Meri ma non per sempre. Meri Malucchi se n’è andata, era il 24 agosto. Quindici mesi di lotta, sfida, combattimento, una guerra di resistenza a oltranza, assediata da un cancro che l’ha privata a poco a poco di tutto, tranne che della voglia di vivere.
Meri era l’anima dei CanNibali, lo storico gruppo di sostenitori di Vincenzo nonché di tutti i ragazzi della Mastromarco, da Damiano Caruso ad Alberto Bettiol, di cui Bruno Malucchi era il presidente gentiluomo, figura di riferimento - non solo del ciclismo - ai piedi del San Baronto. I CanNibali inseguivano la loro stella cometa sulle Alpi e sui Pirenei, s’insediavano su un tornante o un rettilineo, parcheggiavano camper e piantavano tende, accendevano griglie e stappavano bottiglie, ospitavano tutti per niente, perfino i sostenitori di Giovanni Visconti, l’eterno rivale di Nibali, dalla Sicilia alla Toscana con identica amore, passione e rivalità.
Meri aveva 58 anni. E il dono del sorriso. E sorridendo raccontava, svelava, accoglieva, e sorridendo organizzava, allestiva, liberava, e sorridendo salutava le vittorie di Vincenzo e anche quelle dei suoi avversari. A Meri e ai CanNibali si devono le feste improvvisate stradali e quelle annunciate danzanti, i cenoni popolari e i rifornimenti volanti, l’irrinunciabile premio battezzato Tandem in una serata ideata da Stefano Benvenuti, e lo squalo dello Stretto gonfiabile non solo al Giro, ma anche alla Vuelta e al Tour. A Meri e ai CanNibali si deve quella passione sana, vera, autentica, genuina, allegra (qualcosa del genere si è vista poi solo per Alan Marangoni, e chi in quegli anni batteva la strada può confermarlo).

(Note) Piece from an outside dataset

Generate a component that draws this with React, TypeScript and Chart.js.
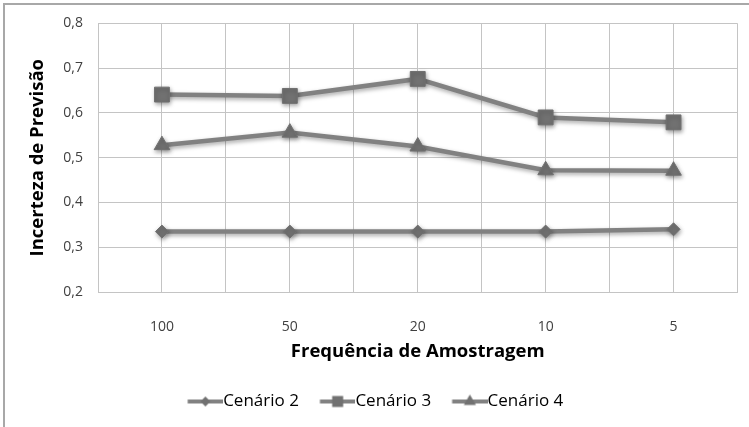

E pensare che il primo amore inteso come sport, per Meri, non era il ciclismo, ma la pallavolo. Da atleta e allenatrice, da dirigente e accompagnatrice, da simbolo e bandiera. Nel suo calvario lungo quindici mesi, Meri ha alzato un’infinità di muri stringendo alleanze e complicità, tra solidità e solidarietà, diffondendo energia ed elargendo ottimismo, proprio lei mutata dalla malattia, ma non nella volontà, nello spirito, nella speranza. Di Meri avevamo già scritto su Tuttobiciweb, quando anche Tadej Pogacar si era unito al gruppo alzando il muro. Per chi seguiva sempre Meri su Facebook (il suo motto: “La vita è un dono speciale. Cerca di non sprecare il tempo. Non sai quanto ne hai!”), gli ultimi messaggi sono stati taglienti e sanguinari come stilettate: “Bella la vita!!! Godetevela! Non privatevi di quello che volete e potete fare! Divertitevi, andate al massimo! Un giorno potreste non poterlo più fare, come è successo a me!” (16 luglio), “Ci proverò!!! Proverò a tener duro, il mio avversario è forte e devo sperare nella medicina! I medici e la medicina, sono i miei alleati più importanti in questo difficile campionato. Ho accettato una terapia sperimentale. Scelta quasi obbligata per tenere accesa la speranza. A questo punto, l'attesa è la parte più difficile. E adesso sono in questa fase. Spero d’iniziare quanto prima ad avere le armi per combattere” (24 luglio), fino all’estremo “Andrà come doveva andare” (2 agosto). È mancata il 24 agosto scorso.
E’ andata così. Per chi l’ha conosciuta, per chi ne ha condiviso la strada o anche soltanto un tornante, per chi ha comunque alzato il muro, è stata una piccola memorabile fortuna. E questo privilegio rimarrà. Meri per sempre.